Consolidation. That was the watchword as the nation's top public-sector technologists gathered in Baltimore this week for the midyear conference of the National Association ...

Consolidation. That was the watchword as the nation's top public-sector technologists gathered in Baltimore this week for the midyear conference of the National Association of State Chief Information Officers. The agenda was full of great timely topics, including cybersecurity, the new national broadband plan and what exactly it means to be a good leader (a panel moderated by Governing alum and founder Peter Harkness).

But the word of the day was "consolidation." As the conference kicked off, Utah CIO Steve Fletcher (the current president of NASCIO, polled attendees on what they considered to be their top priority for investment right now. (Everyone in the audience voted using these little wireless keypad gizmos, so of course it wasn't a very scientific poll.) Still, a full 53 percent of the respondents identified consolidation efforts as their No. 1 agenda item.

The intense focus on consolidation is not entirely surprising, given states' current fiscal outlook. While the economy is beginning to show signs of a turnaround, the fiscal pressures are still only beginning for the private sector. Indeed, the effects of the current downturn "will ripple for a decade" in governments, said Ray Scheppach, the executive director of the National Governors Association. "It will be 2012-2013 before states return to 2008 levels. And even after we get out, I think the U.S. economy is probably going to grow more slowly over the next couple decades."

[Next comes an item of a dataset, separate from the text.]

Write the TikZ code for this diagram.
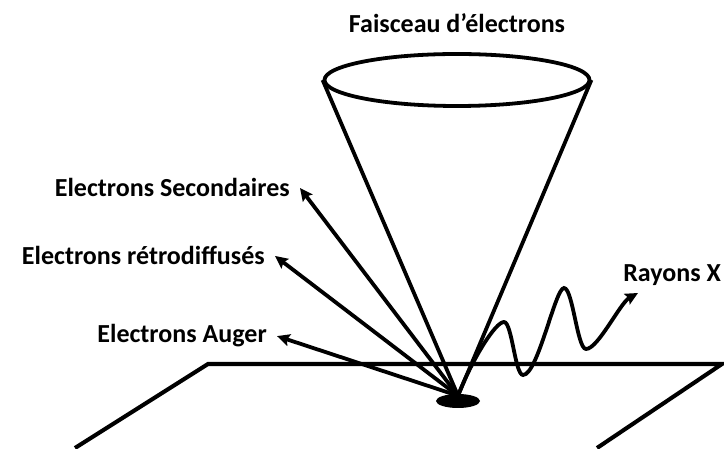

Consolidation of IT efforts can be an effective way of controlling costs. It's the only way to get a handle on exactly where your state IT dollars are going, and it's the only way to coordinate a real solution for plugging financial gaps, said Tony Tortorice, the CIO of Washington State. Tortorice likened unconsolidated IT spending to a leaky faucet. If you've got one leaky faucet in your house, it's easy to ignore. "But if you've got a thousand leaky faucets, you might want to come up with a leaky-faucet strategy. The technology spend is like that, I think. There's no one sliver bullet that can get you where you need to be. You've got to have a coordinated, disciplined, consolidated approach."

Sometimes that means looking for consolidation opportunities in unexpected places, said Tortorice, who  had to help his state find $30 million in cuts for the current budget. For example, IBM had eight separate contracts for the same software with eight different state agencies. The vendor actually approached the state with the idea to consolidate those into one big, easier-to-manage -- and less expensive -- contract. "The only way we knew about that was because IBM came to us," Tortorice said. Now he's going to other vendors that do business with the state, seeing what contracts they have.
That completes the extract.